The stone was unearthed at the foot of the western face of the Templo Mayor, the Aztecs' main religious site. Matos said it was found in the same spot where the Aztecs are believed to have cremated their leaders and buried their ashes in funerary jars.
Researchers have spent more than a month removing dirt and stones covering the 13-foot monolith, and hope to begin excavating the fractured stone itself to explore a shallow pit that lies beneath it.
Carvings on the stone show the Aztec god of the earth, Tlaltecuhtli, who is depicted as a woman with huge claws, a stream of blood flowing into her mouth as she squats to give birth. Tlaltecuhtli was believed to devour the dead and then give them new life.

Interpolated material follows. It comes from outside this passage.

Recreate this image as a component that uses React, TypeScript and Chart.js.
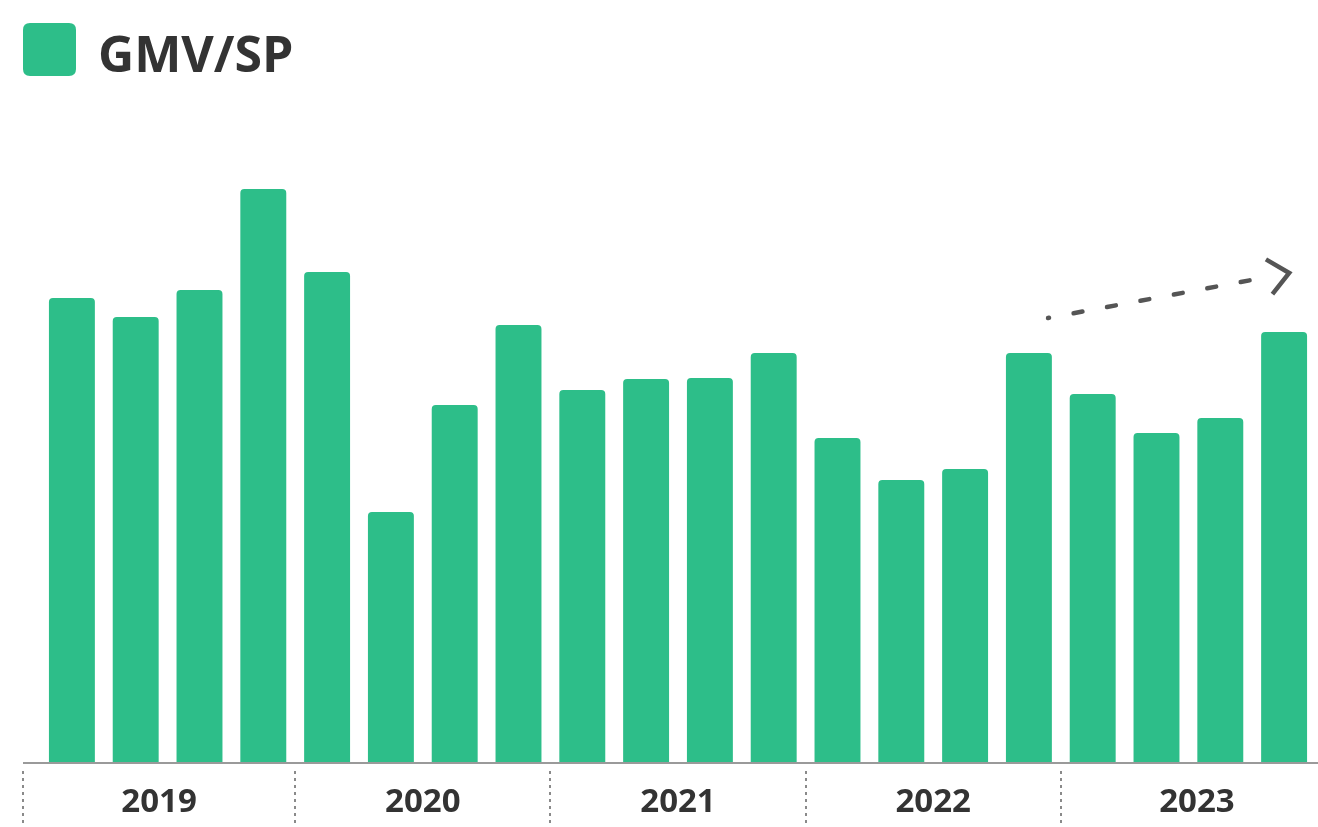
import React, { useEffect, useRef } from "react";
import { Chart, registerables } from "chart.js";

Chart.register(...registerables);

// Quarterly GMV per seller, 2019 Q1 – 2023 Q4
const years = ["2019", "2020", "2021", "2022", "2023"];
const quartersPerYear = 4;
const categories = years.flatMap((y) => ["Q1", "Q2", "Q3", "Q4"].map((q) => `${y} ${q}`));
const seriesName = "GMV/SP";
const gmvPerSp = [464, 445, 472, 573, 490, 250, 357, 437, 372, 383, 384, 409, 324, 282, 293, 409, 368, 329, 344, 430];

// Upward trend arrow: [category position, value]
const trendFrom = [15.3, 444];
const trendTo = [19.08, 489];

const BAR_COLOR = "#2DBE89";
const TEXT_COLOR = "#333333";
const AXIS_COLOR = "#9a9a9a";
const FONT = "'Open Sans', 'Noto Sans', sans-serif";
const AXIS_OVERHANG = 17;

function roundRect(ctx: CanvasRenderingContext2D, x: number, y: number, w: number, h: number, r: number) {
  ctx.beginPath();
  ctx.moveTo(x + r, y);
  ctx.lineTo(x + w - r, y);
  ctx.quadraticCurveTo(x + w, y, x + w, y + r);
  ctx.lineTo(x + w, y + h - r);
  ctx.quadraticCurveTo(x + w, y + h, x + w - r, y + h);
  ctx.lineTo(x + r, y + h);
  ctx.quadraticCurveTo(x, y + h, x, y + h - r);
  ctx.lineTo(x, y + r);
  ctx.quadraticCurveTo(x, y, x + r, y);
  ctx.closePath();
}

// Legend swatch + series name in the top-left corner
const legendPlugin = {
  id: "seriesLegend",
  afterDraw(chart: any) {
    const { ctx } = chart;
    const ds = chart.data.datasets[0];
    ctx.save();
    ctx.fillStyle = ds.backgroundColor;
    roundRect(ctx, 23, 23, 53, 53, 7);
    ctx.fill();
    ctx.fillStyle = TEXT_COLOR;
    ctx.font = `bold 50px ${FONT}`;
    ctx.textAlign = "left";
    ctx.textBaseline = "alphabetic";
    ctx.fillText(ds.label, 98, 72);
    ctx.restore();
  },
};

const yearAxisPlugin = {
  id: "yearAxis",
  afterDraw(chart: any) {
    const { ctx, chartArea, scales } = chart;
    const x = scales.x;
    const bottom = chartArea.bottom;
    const leftEdge = chartArea.left - AXIS_OVERHANG;
    const rightEdge = chartArea.right + AXIS_OVERHANG;
    ctx.save();

    // baseline
    ctx.strokeStyle = AXIS_COLOR;
    ctx.lineWidth = 2;
    ctx.beginPath();
    ctx.moveTo(leftEdge, bottom + 1);
    ctx.lineTo(chartArea.right + 2, bottom + 1);
    ctx.stroke();

    // year separators
    const seps: number[] = years.map((_, i) =>
      i === 0
        ? leftEdge
        : (x.getPixelForValue(i * quartersPerYear - 1) + x.getPixelForValue(i * quartersPerYear)) / 2
    );
    ctx.setLineDash([3, 4]);
    ctx.strokeStyle = "#8a8a8a";
    ctx.lineWidth = 2;
    seps.forEach((sx) => {
      ctx.beginPath();
      ctx.moveTo(Math.round(sx), bottom + 9);
      ctx.lineTo(Math.round(sx), bottom + 65);
      ctx.stroke();
    });
    ctx.setLineDash([]);

    // year labels
    ctx.fillStyle = TEXT_COLOR;
    ctx.font = `bold 33px ${FONT}`;
    ctx.textAlign = "center";
    ctx.textBaseline = "middle";
    years.forEach((label, i) => {
      const l = seps[i];
      const r = i + 1 < seps.length ? seps[i + 1] : rightEdge;
      ctx.fillText(label, (l + r) / 2, bottom + 41);
    });

    // trend arrow
    const px = (pos: number) => {
      const i = Math.floor(pos);
      const step = x.getPixelForValue(1) - x.getPixelForValue(0);
      return x.getPixelForValue(i) + (pos - i) * step;
    };
    const y = scales.y;
    const x0 = px(trendFrom[0]);
    const y0 = y.getPixelForValue(trendFrom[1]);
    const x1 = px(trendTo[0]);
    const y1 = y.getPixelForValue(trendTo[1]);
    const ang = Math.atan2(y1 - y0, x1 - x0);
    const lineEnd = Math.hypot(x1 - x0, y1 - y0) - 24;
    ctx.strokeStyle = "#555555";
    ctx.lineWidth = 4.5;
    ctx.lineCap = "round";
    ctx.setLineDash([9, 25]);
    ctx.lineDashOffset = 8;
    ctx.beginPath();
    ctx.moveTo(x0, y0);
    ctx.lineTo(x0 + Math.cos(ang) * lineEnd, y0 + Math.sin(ang) * lineEnd);
    ctx.stroke();
    ctx.setLineDash([]);
    ctx.lineCap = "butt";
    const head = 27;
    const spread = (41 * Math.PI) / 180;
    ctx.beginPath();
    ctx.moveTo(x1 + Math.cos(ang + Math.PI - spread) * head, y1 + Math.sin(ang + Math.PI - spread) * head);
    ctx.lineTo(x1, y1);
    ctx.lineTo(x1 + Math.cos(ang + Math.PI + spread) * head, y1 + Math.sin(ang + Math.PI + spread) * head);
    ctx.stroke();

    ctx.restore();
  },
};

export default function App() {
  const canvasRef = useRef<HTMLCanvasElement | null>(null);

  useEffect(() => {
    if (!canvasRef.current) return;
    const chart = new Chart(canvasRef.current, {
      type: "bar",
      data: {
        labels: categories,
        datasets: [
          {
            label: seriesName,
            data: gmvPerSp,
            backgroundColor: BAR_COLOR,
            borderWidth: 0,
            borderRadius: 4,
            barPercentage: 0.72,
            categoryPercentage: 1,
          },
        ],
      },
      options: {
        animation: false,
        responsive: false,
        maintainAspectRatio: false,
        events: [],
        layout: { padding: { left: 0, right: 2, top: 99, bottom: 65 } },
        plugins: {
          tooltip: { enabled: false },
          legend: { display: false },
        },
        scales: {
          x: { display: false, offset: true },
          y: {
            display: true,
            min: 0,
            max: 663,
            ticks: { display: false },
            grid: { display: false },
            border: { display: false },
            afterFit: (scale: any) => {
              scale.width = 40;
            },
          },
        },
      },
      plugins: [yearAxisPlugin, legendPlugin],
    });
    return () => chart.destroy();
  }, []);

  return (
    <div style={{ position: "fixed", left: 0, top: 0, width: 1318, height: 827, background: "#ffffff" }}>
      <canvas ref={canvasRef} width={1318} height={827} style={{ display: "block" }} />
    </div>
  );
}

The god was so fearsome the Aztecs normally buried depictions of her face down in the earth. However, this one was found face-up, covered by a layer of stone and mortar placed by the Aztecs.

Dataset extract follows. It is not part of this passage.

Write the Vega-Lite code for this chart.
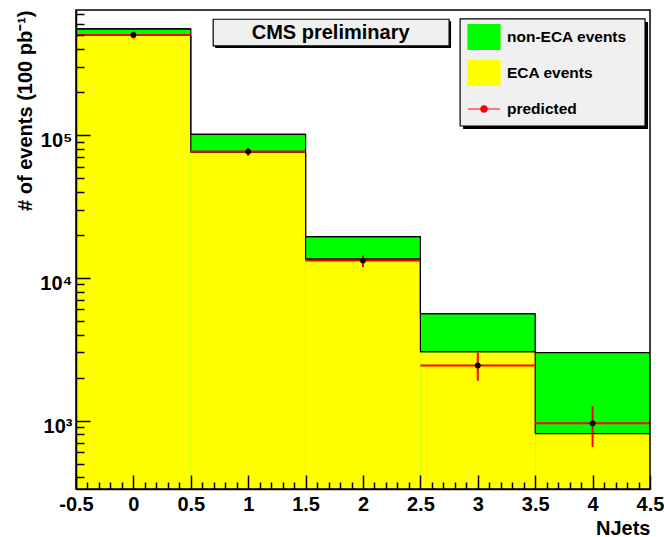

In the claw of her right foot, the god holds a rabbit and ten dots, indicating the date "10 Rabbit," or 1502 — the year of Ahuizotl's death.
The site may also hold the key to why more Aztec imperial burials have not been found; the Ahuizotl burial site — if it is that — was apparently covered by paving even in Aztec times.
The Spaniards then built houses on the site, the last of which was damaged in an earthquake and torn down in 1993.
In recent years, minor excavations on the edge of the site revealed the first steps leading up to the Templo Mayor pyramid.
It was only accidentally, as they cleared a pedestrian walkway for viewing that staircase, that archaeologists stumbled on the monolith a few yards to the west.
Although the Aztecs founded Mexico City in 1325, they did not establish their empire and begin conquering their neighbors until 1427.
Once the pit has been explored, the stone — fractured by the weight of the buildings that stood on top of it — will be reassembled and replaced in its original spot.